## START Collected data

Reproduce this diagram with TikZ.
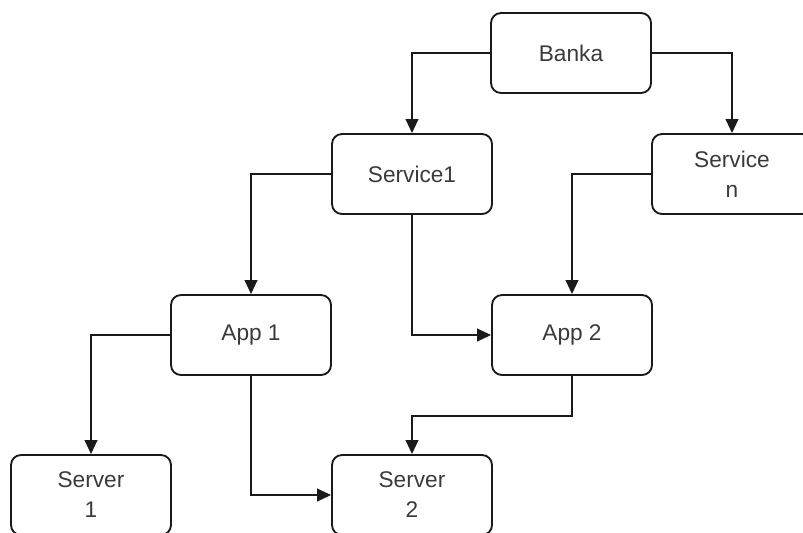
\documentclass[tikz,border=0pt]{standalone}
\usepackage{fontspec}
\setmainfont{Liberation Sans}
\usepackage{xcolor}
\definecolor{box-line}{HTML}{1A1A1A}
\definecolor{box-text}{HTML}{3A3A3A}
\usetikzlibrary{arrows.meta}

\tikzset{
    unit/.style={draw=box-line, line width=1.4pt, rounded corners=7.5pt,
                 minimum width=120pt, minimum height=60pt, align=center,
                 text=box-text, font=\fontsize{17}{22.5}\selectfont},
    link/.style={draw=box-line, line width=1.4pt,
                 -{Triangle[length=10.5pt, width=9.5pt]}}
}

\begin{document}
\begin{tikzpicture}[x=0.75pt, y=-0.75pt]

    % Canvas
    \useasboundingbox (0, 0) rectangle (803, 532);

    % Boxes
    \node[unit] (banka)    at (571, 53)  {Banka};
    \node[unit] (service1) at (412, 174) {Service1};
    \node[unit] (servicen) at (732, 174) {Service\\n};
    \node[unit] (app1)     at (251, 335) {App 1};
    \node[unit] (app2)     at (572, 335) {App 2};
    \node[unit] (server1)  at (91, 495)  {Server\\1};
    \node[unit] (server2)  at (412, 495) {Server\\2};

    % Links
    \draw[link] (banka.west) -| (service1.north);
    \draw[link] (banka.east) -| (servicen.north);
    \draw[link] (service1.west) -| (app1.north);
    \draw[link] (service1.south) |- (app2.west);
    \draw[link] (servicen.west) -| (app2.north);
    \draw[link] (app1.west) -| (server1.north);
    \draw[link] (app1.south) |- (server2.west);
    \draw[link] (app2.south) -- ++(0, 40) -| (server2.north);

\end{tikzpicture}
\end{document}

## END Collected data

Aim>
Set the lines above down again, word for word, from the first through the one containing "at (412, 495)"; pictures excluded.

Reply>
Reproduce this diagram with TikZ.
\documentclass[tikz,border=0pt]{standalone}
\usepackage{fontspec}
\setmainfont{Liberation Sans}
\usepackage{xcolor}
\definecolor{box-line}{HTML}{1A1A1A}
\definecolor{box-text}{HTML}{3A3A3A}
\usetikzlibrary{arrows.meta}

\tikzset{
    unit/.style={draw=box-line, line width=1.4pt, rounded corners=7.5pt,
                 minimum width=120pt, minimum height=60pt, align=center,
                 text=box-text, font=\fontsize{17}{22.5}\selectfont},
    link/.style={draw=box-line, line width=1.4pt,
                 -{Triangle[length=10.5pt, width=9.5pt]}}
}

\begin{document}
\begin{tikzpicture}[x=0.75pt, y=-0.75pt]

    % Canvas
    \useasboundingbox (0, 0) rectangle (803, 532);

    % Boxes
    \node[unit] (banka)    at (571, 53)  {Banka};
    \node[unit] (service1) at (412, 174) {Service1};
    \node[unit] (servicen) at (732, 174) {Service\\n};
    \node[unit] (app1)     at (251, 335) {App 1};
    \node[unit] (app2)     at (572, 335) {App 2};
    \node[unit] (server1)  at (91, 495)  {Server\\1};
    \node[unit] (server2)  at (412, 495) {Server\\2};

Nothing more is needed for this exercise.